Not ready to say goodbye, the Whitehead's transferred Emily's care to the Children's Hospital of Philadelphia where she had the opportunity to be the first child to participate in a T-Cell based trial.
"We are basically genetically engineering those T-Cells so that they can actually find and kill cancer cells in the patient`s body," said researcher and oncologist Dr. Stephan Grupp.

Dr. Grupp explains a patient's blood is filtered giving the doctors the cells they want.

"That goes to a lab that it actually does the genetic modification to the cells. We use a virus for that purpose. It`s a crippled form of the HIV virus. It`s not given to the patient and it can`t cause disease, but it can make the change in the cells that we need," explains Dr. Grupp.

Now trained, to fight cancer, the cells are put back in a patient's body.
"What we have learned is when we put these cells in they have to grow so they can attack all the leukemia. And what we have learned is in patients that have a lot of leukemia, which unfortunately Emily did, those cells really grow to a significant extent and they kill all the leukemia and in the process the patient can get quite sick," says Dr. Grupp.

Emily nearly died. Her family says they held onto their faith.

"We have learned a way to treat this that no one had ever tried before. We tried it in Emily and it worked enormously well and I would say actually her experience has saved lives all over the world," said Dr. Grupp.

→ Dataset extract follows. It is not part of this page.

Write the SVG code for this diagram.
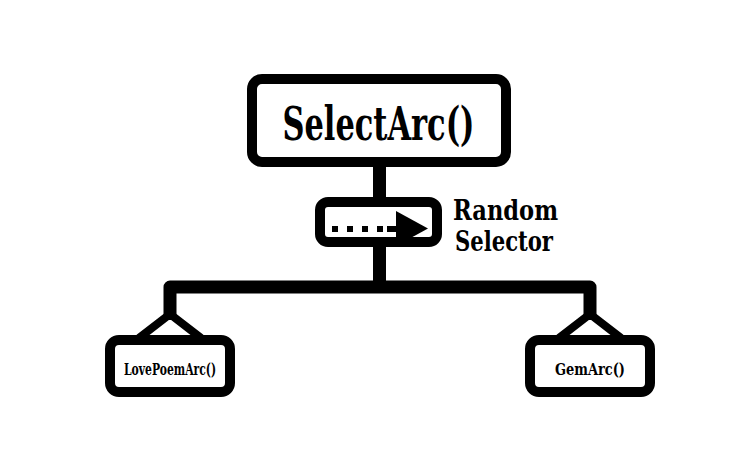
<svg xmlns="http://www.w3.org/2000/svg" width="738" height="464" viewBox="0 0 738 464">
<style>
.box{fill:#fff;stroke:#000;stroke-width:10}
.wire{fill:none;stroke:#000;stroke-width:13;stroke-linejoin:round}
.hang{fill:none;stroke:#000;stroke-width:8;stroke-linejoin:miter}
.t{font-family:"DejaVu Serif Condensed","DejaVu Serif",serif;font-weight:bold;fill:#000}
</style>
<rect width="738" height="464" fill="#fff"/>
<g id="connectors">
<path class="wire" d="M379.5,162 V202"/>
<path class="wire" d="M379.5,242 V287"/>
<path class="wire" d="M170,320 V287 H590 V320"/>
<path class="hang" d="M139,338 L170,314 L201,338"/>
<path class="hang" d="M559,338 L590,314 L621,338"/>
</g>
<g id="selectArc">
<rect class="box" x="252" y="79" width="254" height="83" rx="10"/>
<text class="t" x="378.5" y="140" font-size="46" text-anchor="middle" textLength="192" lengthAdjust="spacingAndGlyphs">SelectArc()</text>
</g>
<g id="randomSelector">
<rect class="box" x="320" y="202" width="117" height="40" rx="8"/>
<path d="M332,229 H383" stroke="#000" stroke-width="6" stroke-dasharray="6,9" fill="none"/>
<path d="M387,229 H400" stroke="#000" stroke-width="6" fill="none"/>
<polygon points="396,211 428,228.5 396,246" fill="#000"/>
<text class="t" x="453" y="220" font-size="28" textLength="105" lengthAdjust="spacingAndGlyphs">Random</text>
<text class="t" x="455" y="251" font-size="28" textLength="98" lengthAdjust="spacingAndGlyphs">Selector</text>
</g>
<g id="lovePoemArc">
<rect class="box" x="110" y="340" width="120" height="52" rx="9"/>
<text class="t" x="170" y="375" font-size="17" text-anchor="middle" textLength="92" lengthAdjust="spacingAndGlyphs">LovePoemArc()</text>
</g>
<g id="gemArc">
<rect class="box" x="530" y="340" width="120" height="52" rx="9"/>
<text class="t" x="590" y="375" font-size="17" text-anchor="middle" textLength="70" lengthAdjust="spacingAndGlyphs">GemArc()</text>
</g>
</svg>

Emily is now four and a half years cancer free and thriving. She has to get B-Cell treatments every two weeks and go for check-ups every six months, but other than that does not go through any treatment.

Since her success, more than 100 kids have gone to CHOP for the treatment and Dr. Grupp says 90% have gone into remission. It has also been successful in adults.

They are in the final stages of having it FDA approved. For more on the treatment and the cost visit here.

To be sure other families can receive the same care the Whiteheads did they have started the Emily Whitehead Foundation.

On November 5, at the Lawn Fire Company, there will be a five mile race. A portion of the proceeds will go to the foundation and the other part will go to the Leukemia and Lymphoma Society of Central PA.